All of us are in the dead center of a net of relationships with others, both past and present. When people in Atlanta meet Paul and Amanda, they see the two of them. Yet these two young people, just like all the rest of us, have parents, grandparents, siblings, aunts, uncles, nieces, nephews, friends, former co-workers, and others who love them very much. But when you see either of them, you don’t see those other invisible yet caring people. It’s the same with you…and with me too.


That network has helped to bring us to where we are now and will continue to sustain and support us. I’m not going to get to carried away here (duty calls), but I’ve thought many times of my parents and grandparents and even great grandparents and how they continue to influence and affect me. Lately I’ve begun thinking of people I haven’t met yet, like future grandchildren, who will also be part of the net. As far as that goes, I’m also part of an iFamily net; so are you.


Love is the key to everything, the force that keeps us sane and courageous and warm, and as my sweet mama used to say, “People are more important than things.”


Author: jayne bowers

*married with children, stepchildren, grandchildren, in-laws, ex-laws, and a host of other family members and fabulous friends *semi-retired psychology instructor at two community colleges *writer

7 thoughts on “Weekend Insight”

  1. “you can appreciate the scanty information I’ve received”

    I so muchh EFFORT, to talk about what’s going on.

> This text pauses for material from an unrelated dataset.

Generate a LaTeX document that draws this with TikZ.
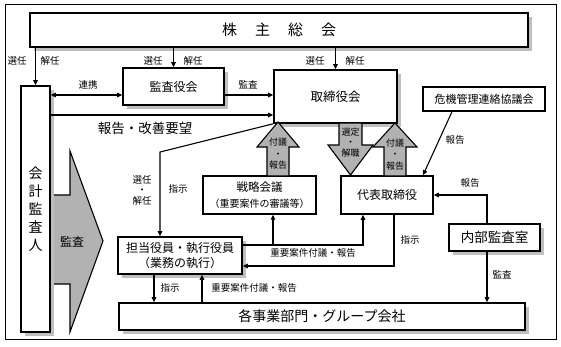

First you have to verbally ‘set the stage’ so that whoever it is knows what’s going on. Sometimes that means you have to explain a person, how you know them – who they are – what their personality is like, sometimes it’s a place.

    You can’t just say “Oh, Charley taught me how to flyfish”. Who’s Charley? Why on earth would you want to flyfish? How did this come up? Did you catch anything? If you did, did you eat it? How did you cook it? Was anybody injured?

    It’s just easier to say “same thing, different day”.

    I agree, people ate war more important than things.

  2. Hmmm…different perspective…no son, my daughters call me everyday and tell me everything.
    I guess I take that for granted. I do love my family, extended family, ifamily and all the friends I consider my “tribe”

  3. Excellent post. Having a son who is about to graduate from college and is planning on getting engaged at Christmastime, I had to chuckle.

    You observation about our networks is well-put. I wonder though, if this isn’t something we don’t really understand until we become parents of adult children.

  4. Hayden, I know why he communicates in that way, but it still drives me absolutely cuckoo (hope that’s the way you spell it). Oh, and about your spelling, I LOVE it when an extraordinarily smart person makes a mistake because then I don’t look so bad.

  5. Connie, I talk with my daughters just about everyday as well, and when I do, they’re usually pretty chatty. Even though I know that there are proven gender differences in communication, it still drives me bonkers.

  6. Ety, Thanks for visiting the blog and leaving a comment. I’ll be interested in hearing about the developments in the mother/son communication after the wedding.

    And yes, I think you’re right. Being parents of adult children is vastly different from parenting young ones. And I think the understanding of the network metaphor is different with adults as well. It’s as if younger people either “don’t get it” or they just don’t care.